Se trata de un reto enorme porque supondría una impugnación de los engranajes del sistema que ha resistido hasta ahora. Los tentáculos de Odebrecht fueron los que más golpearon a la Administración pública, pero los datos sobre corrupción a escala local y regional demuestran que el fenómeno va mucho más allá. En 2018 había abiertos 4.225 casos por delitos de corrupción que afectan a 2.059 autoridades y exresponsables territoriales como imputados. Entre ellos figuran 57 gobernadores y exgobernadores regionales; 344 alcaldes o exalcaldes provinciales, y 1.658 regidores o exregidores de distrito.

Investigar los escándalos, según Rafael Vela, coordinador del grupo de fiscales que investiga el caso Odebrecht en Perú, debería ser lo normal. Sin embargo, critica en declaraciones a EL PAÍS que los cuestionamientos de la clase política y algunos grandes empresarios a la justicia suponen el principal obstáculo. Además de García y Kuczynski, la sombra de la corrupción alcanzó al expresidente Alejandro Toledo, prófugo desde hace dos años, mientras que Ollanta Humala ya ha pisado la cárcel. La líder opositora Keiko Fujimori está en prisión preventiva por una operación de lavado de activos y su padre, Alberto Fujimori, que en 1992 dio un autogolpe al anular el Congreso y gobernó sin contrapoderes, también se encuentra detenido, aunque en su caso por responsabilidad en dos matanzas perpetradas por un destacamento del Ejército, el llamado Grupo Colina.

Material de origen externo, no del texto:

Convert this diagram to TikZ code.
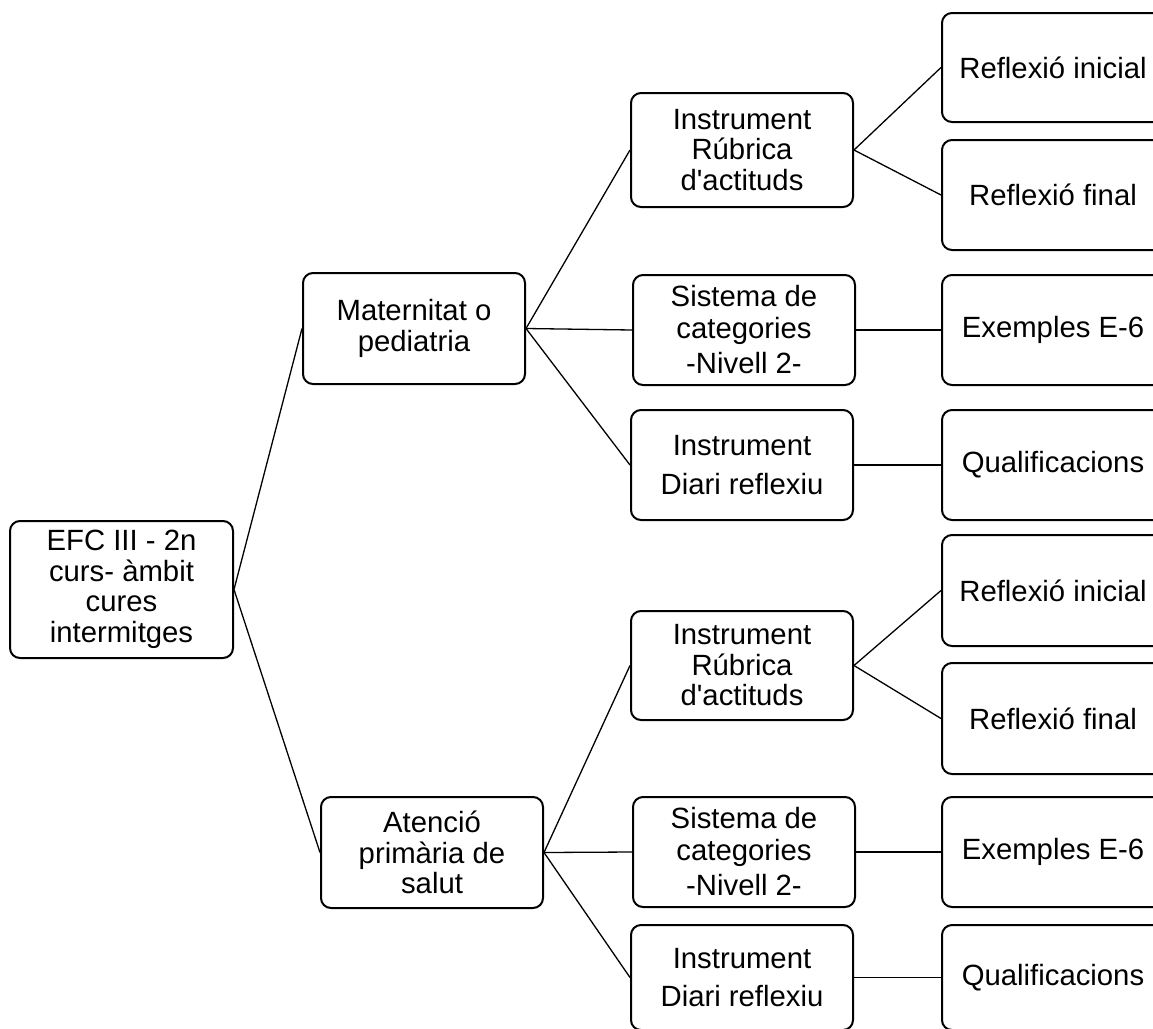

De la acción de la Fiscalía y del Poder Judicial depende ahora, en buena medida, el futuro de Perú. “El proceso anticorrupción, hasta ahora con altos y bajos, ha logrado estar enganchado con la ciudadanía y esa ha sido su fortaleza”, opina el abogado y politólogo Eduardo Dargent. “La población ha ido aprobando el trabajo [de los investigadores] más allá de que pueda haber algunas discrepancias sobre temas complejos como la detención preventiva, de 36 meses, que se vuelve exagerada para una persona sin sentencia, algo que no debería tener nadie, ni un político ni un ciudadano de a pie”. Así, cree que “los últimos sucesos van a requerir mucha capacidad política de los fiscales, aunque suene contradictorio, de entender mejor el entorno que les toca, ya que alguna de la paciencia o los apoyos hacia ellos pueden comenzar a flaquear, y eso sería muy complicado dado que su mayor apoyo hasta el momento sido la indignación ciudadana”.

DEBATE SOBRE EL SUICIDIO

JACQUELINE FOWKS

Después del suicidio del expresidente Alan García se instalaron en el debate dos interpretaciones legales sobre las supuestas responsabilidades de terceros. Su familia reveló el viernes la carta en la que el político explicaba por qué decidió dispararse y su secretario personal, Ricardo Pineda, ha relatado las conversaciones e instrucciones que recibió en los últimos días. El abogado Luis Vargas Valdivia sostiene que si hubo personas del entorno de García que supieron de su intención de suicidarse debieron notificarla a las autoridades. “Hay responsabilidad penal, pues se afecta el principio de solidaridad que debe existir entre los seres humanos”, comentó a EL PAÍS Vargas, especializado en Derecho Procesal.

Sin embargo, otros dos abogados especializados en Derecho Penal, interpretan de manera más restringida la ley. Romy Chang y Luis Lamas Puccio refieren que solo los médicos, psiquiatras o psicólogos de una persona que expresa que quiere suicidarse tienen la obligación de hacer algo.

“Ellos están en posición de garante como profesionales al cuidado de un paciente. Los médicos que no evitan el suicidio podrían ser responsables por homicidio culposo por comisión o por omisión, si por imprudencia o si por no generarse complicaciones no lo persuadieron a evitarlo o no informaron”, opina Chang. Lamas Puccio afirmó que solo está penalizada la «instigación o la ayuda al suicidio”. “Tener conocimiento no tiene connotaciones, a no ser que hubiera una situación de tutela sobre el que se suicidó, en todo caso es una responsabilidad profesional o deontológica”, explica.